YouTooCanTube: How Businesses Can Put Web Video To Use
New products from Cisco and others will help them make informal video like YouTube's relevant to their companies.
If you still forward joke E-mails around, you're out of the loop. The in crowd swaps YouTube clips.
The Web 2.0-inspired phenomenon of short, snappy video delivery--Google, MSN, Yahoo, and others are following YouTube's lead--is one mainstream companies must embrace. Increasingly, employees and customers expect to consume and create information in video form, without all the formality that accompanies it today. It's up to IT departments to make that possible.
Vendors are pitching new ways to get your company into the mix. Cisco Systems last week launched a business unit called Digital Media Systems that's selling encoders to turn video into digital formats; a media server to host searchable, categorized video; and a portal that lets companies brand their own Web-based video players.

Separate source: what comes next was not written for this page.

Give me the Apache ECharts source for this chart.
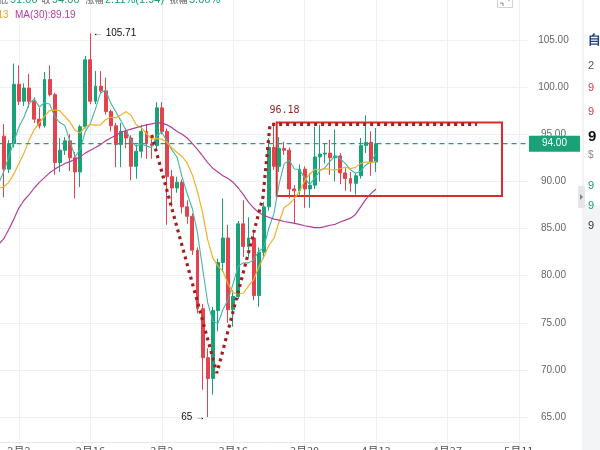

The suite starts at $130,000, challenging a pack of smaller infrastructure vendors in this market.
Most businesses won't go near the freewheeling, user-generated content that makes YouTube, with its 8 million page views a day, a blockbuster. "What you have to be careful of is the CEO taking a look at YouTube and saying, 'Why would I want in my business a video of a kid running his bicycle into a telephone pole?'" says Rich Mavrogeanes, founder and CTO of VBrick Systems, which has a product that competes with Cisco's.
Instead, expect a lot of cautious first steps in the coming year as companies experiment with Web video. One such effort involves monitoring factory lines--not exactly the stuff of YouTube.
An intrepid few companies already are pushing beyond the video applications long popular in the business world--for internal communications and training. For example, Frito-Lay is challenging people to make their own Doritos commercials for possible play during the Super Bowl. Submissions will be screened, though, and only five finalists will be posted for public viewing on Yahoo Video. And, after homemade videos of the foam eruptions that come from dropping Mentos into a two-liter bottle of Diet Coke became a huge hit on video sites, Mentos itself bought ad placement on the original video at Revver.com.
Video At Work Cisco is going after a growing segment of the business market in which production quality isn't up to TV standards, but the video is much easier to produce. The company's products already are being used by government agencies to broadcast, for instance, live town hall meetings to remote offices and to provide battleground briefings to central command. At colleges, professors are recording classes and using Web portals to host video and presentations online. Banks and retailers are creating training videos that employees can watch from their desktops.
"Three years ago, you had to prove video's value to enterprises," says Thomas Wyatt, general manager of Cisco's Digital Media Systems business unit. "Today, the conversation isn't about 'why do I need it?'' but 'how do I get started?'"
For one thing, it takes a good amount of infrastructure: encoders and decoders, set-top boxes, portal software, Web player software, video servers, cameras, and videoconferencing equipment. Of course, Cisco wants to be a one-stop source for all that. Digital Media Systems bundles encoders, a media server, portal software, and the player, so that customers can plug a camera into the encoder, which captures the video and sends it into the media servers, where it can be categorized, stored, and pushed to desktops. Cisco's biggest advantage in dealing with high-bandwidth video may be its network capabilities, such as caching. "Without this, video files could bring a network to its knees," says Ira Weinstein, an analyst at Wainhouse Research, which specializes in rich media content.
Though Cisco lends a big name to integrated video systems, there are smaller vendors such as VBrick Systems, with big-name customers such as Ford, Morgan Stanley, Pfizer, and Qualcomm. VBrick last week introduced version 4.0 of its EtherneTV Media Distribution System, which starts at $30,000 and includes a server, portal software, and a portable appliance that's similar to an encoder.